Volokine agrippa le rebord du lit et cracha :
— C’est comme ça que tu es devenu SM ?
— Je n’aime pas ce mot.
— Putain de défoncé. Je…
Le Russe bondit pour secouer le vieillard. Kasdan l’attrapa par la veste.
— Calme-toi ! (Il fixa La Bruyère.) Combien de temps ont duré ces… exercices ?
— Je ne sais plus. Pour ma part, j’ai sombré. Je suis devenu l’esclave de Hartmann mais il n’a pas tardé à me rejeter.
— Pourquoi ?
— A cause du plaisir. Le plaisir que j’éprouvais en souffrant. Ce n’était pas le sens de la recherche de l’Allemand. Pas du tout. Le plaisir est étranger à sa philosophie. C’est pour ça qu’il m’a toujours méprisé. J’aimais trop ça, vous comprenez ?
— Non. Je ne comprends rien. Que cherchait Hartmann au juste ?
— Personne ne le saura jamais. Je pense qu’il voulait contrôler les endorphines pour endurcir à la fois le corps et l’esprit. Maîtriser la douleur, dans un sens stoïcien. Sa quête était une épure. La souffrance devait devenir une force. Une source d’énergie. En vue d’une nouvelle naissance.
— Vous avez revu Hartmann, après vos séminaires ?
— Jamais. Je suis rentré en France en 1976 et je ne suis jamais retourné au Chili. De toute façon, je vous le répète : je ne l’intéressais pas. J’étais impur. Je tirais ma jouissance du mal. Je me scarifiais. L’Allemand ne pouvait supporter ça. Il ne voulait jamais voir une cicatrice.
— Pourquoi ?
— La souffrance est un secret. La souffrance est spirituelle.
— Aujourd’hui, vous pensez que Hartmann est mort ?
— J’en suis certain. Mais je n’en ai pas la preuve matérielle. Du reste, ce n’est pas si important.
— Pourquoi ?
— Parce qu’il est un esprit. Une école. Et les écoles ne meurent jamais.
On lui avait déjà dit cela une fois. Il changea de direction :
— A Santiago, il y avait un autre officier français. Le général Py.
— C’est exact.
— L’avez-vous revu ?
— Jamais.
— Savez-vous ce qu’il est devenu ?
— Une brillante carrière. L’armée a besoin d’hommes comme lui. Un reptile au sang froid.
— Savez-vous où nous pouvons le trouver ?

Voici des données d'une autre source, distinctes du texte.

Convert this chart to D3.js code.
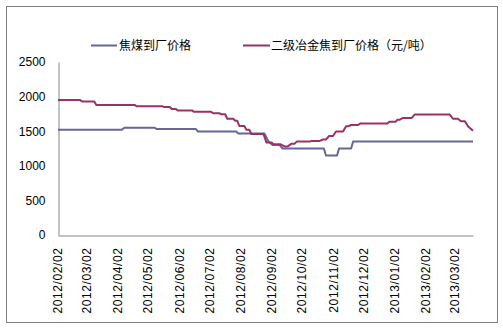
<!DOCTYPE html>
<html>
<head>
<meta charset="utf-8">
<script src="https://cdn.jsdelivr.net/npm/d3@7"></script>
<style>
  html, body { margin: 0; padding: 0; background: #ffffff; }
  svg { display: block; }
</style>
</head>
<body>
<svg id="chart" width="503" height="333"></svg>
<script>
// Coking coal delivered price (元/吨), change points
const cokingCoalDates = [
  "2012-02-02","2012-04-05","2012-04-08","2012-05-08","2012-05-10","2012-06-18",
  "2012-06-20","2012-07-28","2012-07-30","2012-08-25","2012-08-29","2012-09-02",
  "2012-09-09","2012-09-12","2012-10-23","2012-10-25","2012-11-05","2012-11-07",
  "2012-11-19","2012-11-21","2013-03-20"
];
const cokingCoalValues = [
  1520,1520,1550,1550,1530,1530,
  1495,1495,1465,1465,1350,1300,
  1300,1250,1250,1150,1150,1250,
  1250,1350,1350
];

// Grade-2 metallurgical coke delivered price (元/吨), change points
const cokeDates = [
  "2012-02-02","2012-02-24","2012-02-26","2012-03-09","2012-03-11","2012-04-18",
  "2012-04-20","2012-05-16","2012-05-17","2012-05-23","2012-05-25","2012-05-29",
  "2012-05-31","2012-06-14","2012-06-16","2012-07-03","2012-07-05","2012-07-11",
  "2012-07-13","2012-07-17","2012-07-19","2012-07-25","2012-07-27","2012-07-29",
  "2012-07-31","2012-08-05","2012-08-07","2012-08-10","2012-08-12","2012-08-24",
  "2012-08-27","2012-09-01","2012-09-03","2012-09-10","2012-09-14","2012-09-17",
  "2012-09-21","2012-09-24","2012-09-26","2012-10-09","2012-10-11","2012-10-19",
  "2012-10-22","2012-10-25","2012-10-28","2012-11-01","2012-11-04","2012-11-11",
  "2012-11-14","2012-11-16","2012-11-19","2012-11-26","2012-11-28","2012-12-25",
  "2012-12-27","2013-01-02","2013-01-04","2013-01-06","2013-01-09","2013-01-18",
  "2013-01-21","2013-02-25","2013-02-28","2013-03-05","2013-03-08","2013-03-12",
  "2013-03-15","2013-03-20"
];
const cokeValues = [
  1950,1950,1930,1930,1880,1880,
  1860,1860,1850,1850,1820,1820,
  1800,1800,1780,1780,1760,1760,
  1745,1745,1680,1680,1650,1650,
  1575,1575,1520,1520,1460,1460,
  1335,1335,1310,1310,1280,1280,
  1320,1320,1350,1350,1360,1360,
  1380,1380,1430,1430,1495,1495,
  1570,1570,1590,1590,1610,1610,
  1635,1635,1665,1665,1690,1690,
  1740,1740,1680,1680,1645,1645,
  1570,1505
];

const seriesNames = ["焦煤到厂价格", "二级冶金焦到厂价格（元/吨）"];
const seriesColors = ["#666699", "#993366"];
const yTicks = [0, 500, 1000, 1500, 2000, 2500];
const xTickLabels = [
  "2012/02/02","2012/03/02","2012/04/02","2012/05/02","2012/06/02","2012/07/02",
  "2012/08/02","2012/09/02","2012/10/02","2012/11/02","2012/12/02","2013/01/02",
  "2013/02/02","2013/03/02"
];

const parseDay = d3.timeParse("%Y-%m-%d");
const parseLabel = d3.timeParse("%Y/%m/%d");

const svg = d3.select("#chart");

// Outer chart frame
svg.append("rect")
  .attr("x", 6.5).attr("y", 6.5)
  .attr("width", 491).attr("height", 316)
  .attr("fill", "#ffffff")
  .attr("stroke", "#808080")
  .attr("stroke-width", 1);

const plot = { left: 58, right: 473, top: 62, bottom: 235 };

const x = d3.scaleTime()
  .domain([parseDay("2012-02-02"), parseDay("2013-03-20")])
  .range([plot.left, plot.right]);

const y = d3.scaleLinear()
  .domain([0, 2500])
  .range([plot.bottom, plot.top]);

// Y axis
const yAxis = svg.append("g")
  .attr("transform", `translate(${plot.left + 0.5},0)`)
  .call(d3.axisLeft(y).tickValues(yTicks).tickSize(0).tickPadding(13).tickFormat(d3.format("d")));
yAxis.select(".domain").attr("stroke", "#868686");
yAxis.selectAll("text")
  .attr("font-family", "'Liberation Sans', Arial, sans-serif")
  .attr("font-size", 12)
  .attr("fill", "#000");

// X axis
const xAxis = svg.append("g")
  .attr("transform", `translate(0,${plot.bottom + 0.5})`)
  .call(d3.axisBottom(x)
    .tickValues(xTickLabels.map(parseLabel))
    .tickSize(0)
    .tickFormat(d3.timeFormat("%Y/%m/%d")));
xAxis.select(".domain").attr("stroke", "#868686");
xAxis.selectAll("text")
  .attr("font-family", "'Liberation Sans', Arial, sans-serif")
  .attr("font-size", 12)
  .attr("letter-spacing", "0.6px")
  .attr("fill", "#000")
  .attr("text-anchor", "end")
  .attr("transform", "rotate(-90)")
  .attr("x", -12)
  .attr("y", -1)
  .attr("dy", "0.35em");

// Lines
const line = d3.line()
  .x(d => x(d.date))
  .y(d => y(d.value));

const series = [
  cokingCoalDates.map((d, i) => ({ date: parseDay(d), value: cokingCoalValues[i] })),
  cokeDates.map((d, i) => ({ date: parseDay(d), value: cokeValues[i] }))
];

series.forEach((s, i) => {
  svg.append("path")
    .datum(s)
    .attr("fill", "none")
    .attr("stroke", seriesColors[i])
    .attr("stroke-width", 2)
    .attr("stroke-linejoin", "round")
    .attr("d", line);
});

// Legend
const legendItems = [
  { x1: 91, x2: 117, tx: 119 },
  { x1: 243, x2: 270, tx: 271 }
];
const legendY = 45.5;
legendItems.forEach((it, i) => {
  svg.append("line")
    .attr("x1", it.x1).attr("x2", it.x2)
    .attr("y1", legendY).attr("y2", legendY)
    .attr("stroke", seriesColors[i])
    .attr("stroke-width", 2);
  svg.append("text")
    .attr("x", it.tx).attr("y", legendY)
    .attr("dy", "0.36em")
    .attr("font-family", "'Noto Sans CJK SC', sans-serif")
    .attr("font-size", 12)
    .attr("fill", "#000")
    .text(seriesNames[i]);
});
</script>
</body>
</html>
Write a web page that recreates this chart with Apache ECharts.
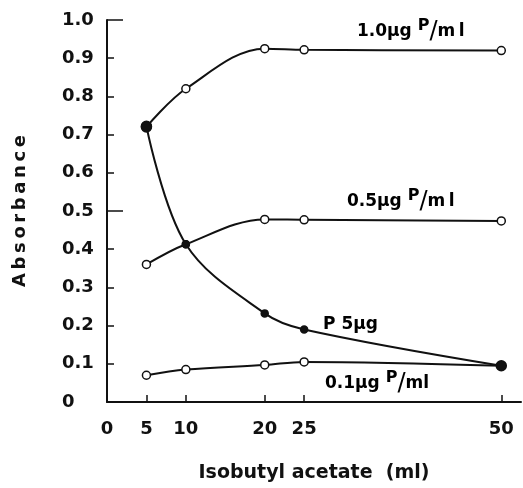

— Personne ne le sait. Il n’a pas cessé de louvoyer au sein de l’armée. Dans ses secrets, ses réseaux, ses opérations clandestines. Py a toujours été chargé des basses besognes. Élimination. Torture. Chantage. L’efficacité militaire, dans sa version la plus sombre. D’ailleurs, il a changé de nom plusieurs fois. Avant de s’appeler Py, il s’appelait Forgeras.
— Jean-Claude Forgeras ?
— Lui-même.
Kasdan écrasa cette information au fond de sa tête. Trop dangereuse. Pour lui. En cet instant.
— Connaissez-vous les noms qu’il a portés ensuite ?
— Non. Je ne l’ai jamais revu. Des rumeurs ont circulé, c’est tout.
L’Arménien changea encore une fois de braquet :
— En 1987, alors que vous étiez déjà à la retraite, on vous a chargé de veiller sur un transfert de « réfugiés » chiliens.
— Vous êtes bien renseignés.
— Pourquoi vous ?
— Parce que je les connaissais. Ces hommes appartenaient à nos séminaires. Des tortionnaires sans vergogne.
— Pourquoi les avoir accueillis en France ?
— Personne n’avait intérêt à ce qu’ils racontent notre implication durant ces années noires. D’ailleurs, le droit d’asile, on l’accorde à n’importe quel nègre. Alors, pourquoi pas à des militaires ? Après tout, ces hommes avaient dirigé un pays.
— Parmi eux, il y avait un homme nommé Wilhelm Goetz.
— Encore exact. Le chef d’orchestre personnel de Hartmann.